Large self-insured employers often aren't able to leverage their market heft to bring down the price of medical services at hospitals.
The problem? Large employers' market share is “relatively small” compared to that of local hospitals in many of the biggest U.S. labor markets, according to a recent study looking at data through 2016 published in the American Journal of Managed Care.
Further, self-insured employers who did have larger market power within their metropolitan statistic area (MSA) do not appear to be leveraging their size for lower prices, the researchers wrote.
While the study’s analyses found a slight, but economically insignificant, negative relationship between employer market power and hospital prices, even that change evaporated once the researchers’ models controlled for hospital wages, they wrote.
Either as an individual negotiator or as part of a collective, the study suggests that large employers’ combined market share across most MSAs is “relatively small” compared to that of local hospitals.
The researchers noted that employers avoiding administrative services only (ASO) contracts with payers have often turned to alternative approaches to cut down prices, such as in-network care incentives, high-deductible health plans with personal medical accounts and generic drug-friendly formularies. However, these tactics can be similarly hamstrung by the concentration of hospitals in a local market and the price-setting power it provides.
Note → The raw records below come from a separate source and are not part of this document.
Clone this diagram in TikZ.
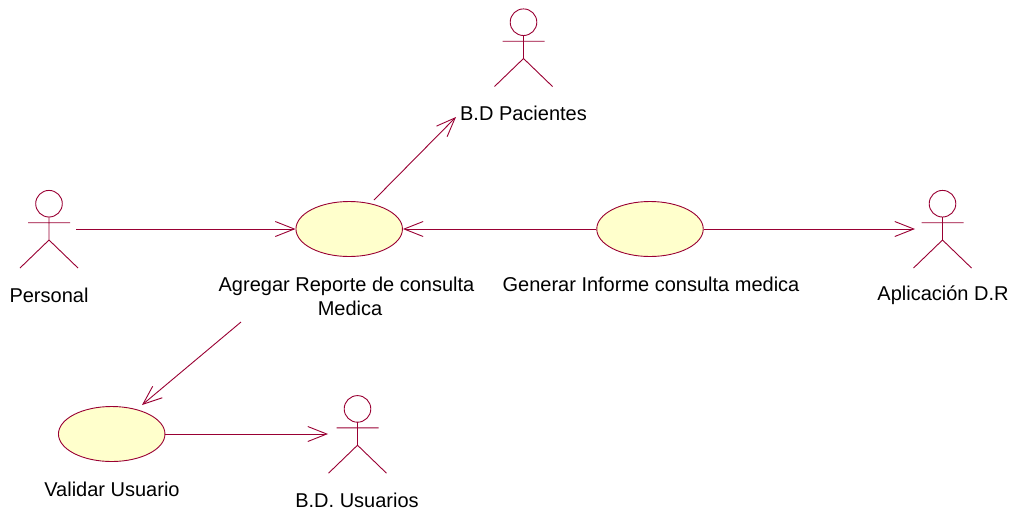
\documentclass[tikz,border=0pt]{standalone}
\usepackage{fontspec}
\setmainfont{Liberation Sans}
\usetikzlibrary{arrows.meta,shapes.geometric}
\definecolor{umlline}{HTML}{990033}
\definecolor{umlfill}{HTML}{FFFFCC}
\tikzset{
  umlcase/.style={draw=umlline,fill=umlfill,line width=0.9pt,ellipse,minimum width=106.5pt,minimum height=55pt,inner sep=0pt},
  umllabel/.style={text=black,font=\fontsize{20pt}{24pt}\selectfont,align=center,inner sep=0pt,anchor=center},
  assoc/.style={draw=umlline,line width=0.9pt,-{Straight Barb[length=19pt,width=15pt,line width=0.9pt]},shorten >=0pt},
  actorline/.style={draw=umlline,line width=0.9pt},
  pics/umlactor/.style={code={
    \draw[actorline] (0,13.2) circle[radius=13.3pt];
    \draw[actorline] (0,26.5) -- (0,49.5) (-21,32.2) -- (21,32.2) (-29,77.5) -- (0,49.5) -- (29,77.5);
  }}
}
\begin{document}
\begin{tikzpicture}[x=1pt,y=-1pt]
\useasboundingbox (0,0) rectangle (1016,512);
\pic at (49,190.5) {umlactor};
\pic at (523.5,9) {umlactor};
\pic at (942.5,190.5) {umlactor};
\pic at (357.5,395.7) {umlactor};
\node[umlcase] (agregar) at (349.2,229) {};
\node[umlcase] (generar) at (650,229) {};
\node[umlcase] (validar) at (111.7,434) {};
\node[umllabel] (lblPersonal) at (49,295) {Personal};
\node[umllabel] (lblPacientes) at (523.5,113) {B.D Pacientes};
\node[umllabel] (lblAplicacion) at (943,295) {Aplicación D.R};
\node[umllabel] (lblAgregar) at (346.5,296) {Agregar Reporte de consulta\\\hspace*{7pt}Medica};
\node[umllabel] (lblGenerar) at (651,284) {Generar Informe consulta medica};
\node[umllabel] (lblValidar) at (112,489) {Validar Usuario};
\node[umllabel] (lblUsuarios) at (357,500) {B.D. Usuarios};
\coordinate (personalEnd) at (76,229);
\coordinate (pacientesEnd) at (456,117);
\coordinate (agregarTop) at (374,200);
\coordinate (agregarBottom) at (241,322);
\coordinate (validarEnd) at (142,405);
\coordinate (aplicacionEnd) at (915,229);
\coordinate (usuariosEnd) at (328,434);
\draw[assoc] (personalEnd) -- (agregar.west);
\draw[assoc] (agregarTop) -- (pacientesEnd);
\draw[assoc] (generar.west) -- (agregar.east);
\draw[assoc] (generar.east) -- (aplicacionEnd);
\draw[assoc] (agregarBottom) -- (validarEnd);
\draw[assoc] (validar.east) -- (usuariosEnd);
\end{tikzpicture}
\end{document}
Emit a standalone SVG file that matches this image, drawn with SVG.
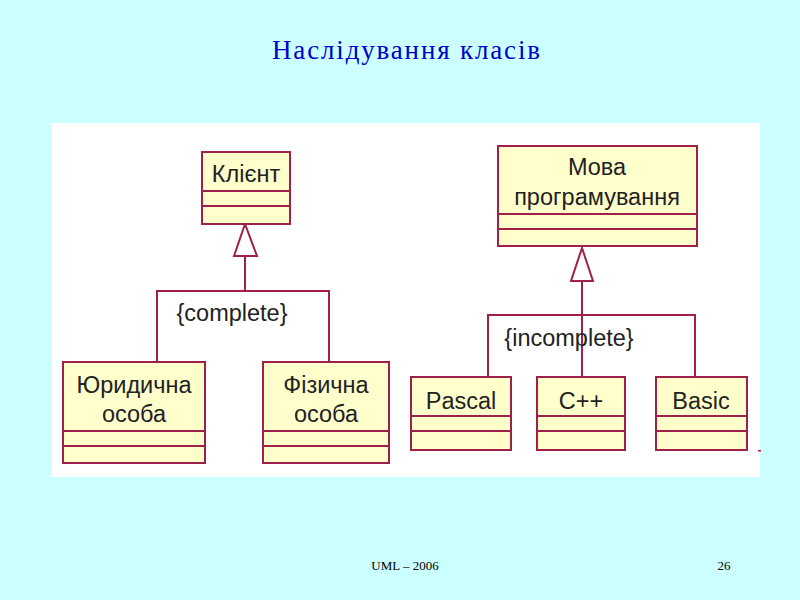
<svg xmlns="http://www.w3.org/2000/svg" width="800" height="600" viewBox="0 0 800 600">
<style>
.box{fill:#ffffcc;stroke:#a0204a;stroke-width:2}
.ln{stroke:#a0204a;stroke-width:2;fill:none}
.t{font-family:"Liberation Sans",Arial,sans-serif;font-size:23.5px;fill:#222;text-anchor:middle}
.f{font-family:"Liberation Serif","Times New Roman",serif;font-size:13px;fill:#000;text-anchor:middle}
</style>
<rect width="800" height="600" fill="#ccffff"/>
<text x="406" y="59" font-family="Liberation Serif,serif" font-size="27" fill="#0000cc" text-anchor="middle" textLength="268">Наслідування класів</text>
<rect x="52" y="123" width="708" height="354" fill="#ffffff"/>
<g id="connectors">
<polygon class="ln" points="245,224 234,256 257,256" style="fill:#fff"/>
<path class="ln" d="M245,256V291M157,362V291H329V362"/>
<polygon class="ln" points="582,248 571,281 593,281" style="fill:#fff"/>
<path class="ln" d="M582,281V377M488,377V315H695V377"/>
<text class="t" x="232" y="321">{complete}</text>
<text class="t" x="569" y="346">{incomplete}</text>
</g>
<g id="klient"><rect class="box" x="202" y="152" width="88" height="72"/><path class="ln" d="M202,191H290M202,206H290"/><text class="t" x="246" y="182">Клієнт</text></g>
<g id="yur"><rect class="box" x="63" y="362" width="142" height="101"/><path class="ln" d="M63,431H205M63,446H205"/><text class="t" x="134" y="393">Юридична</text><text class="t" x="134" y="422">особа</text></g>
<g id="fiz"><rect class="box" x="263" y="362" width="126" height="101"/><path class="ln" d="M263,431H389M263,446H389"/><text class="t" x="326" y="393">Фізична</text><text class="t" x="326" y="422">особа</text></g>
<g id="mova"><rect class="box" x="498" y="146" width="199" height="100"/><path class="ln" d="M498,214H697M498,229H697"/><text class="t" x="597" y="175">Мова</text><text class="t" x="597" y="205">програмування</text></g>
<g id="pascal"><rect class="box" x="411" y="377" width="100" height="73"/><path class="ln" d="M411,416H511M411,431H511"/><text class="t" x="461" y="409">Pascal</text></g>
<g id="cpp"><rect class="box" x="537" y="377" width="88" height="73"/><path class="ln" d="M537,416H625M537,431H625"/><text class="t" x="581" y="409">C++</text></g>
<g id="basic"><rect class="box" x="656" y="377" width="91" height="73"/><path class="ln" d="M656,416H747M656,431H747"/><text class="t" x="701" y="409">Basic</text></g>
<rect x="758" y="450" width="3" height="1.5" fill="#a0204a"/>
<text class="f" x="405" y="570">UML – 2006</text>
<text class="f" x="724" y="570">26</text>
</svg>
Based on their findings, those self-insured employers may instead find more success in forming a purchase alliance with state and local government employee groups, researchers wrote, as these public-private groups would command a larger combined market share with which to negotiate.
“Employer coalitions would need to enroll a considerable number of employers to have a sufficient market power to negotiate with hospitals,” they wrote in the journal. “Self-insured employers may consider building purchase alliances with state and local government employee groups to enhance their market power and negotiate lower prices for hospital services.”
To conduct their analysis, researchers from Johns Hopkins University’s public health and business schools reviewed U.S. Census Bureau data and Truven MarketScan commercial claims from 2010 to 2016. With these, the researchers calculated employer market power and mean hospitalization prices across 10 of the most concentrated U.S. labor markets for each year of the analysis.
The difference in market power turned out to be stark. Labor markets became less concentrated over time and, in 2016, averaged a mean 61.59 compared to hospitals’ mean market power value of 5,410.
“Employer market power was low in most MSAs, a potential explanation for why employers historically have not taken a more active role in price negotiation,” they wrote.
While this new analysis dampers the prospect of price savings, proponents of direct employer-provider partnerships have highlighted several secondary benefits that may come alongside these arrangements such as an increased focus on longitudinal care and stronger patient-provider relationships.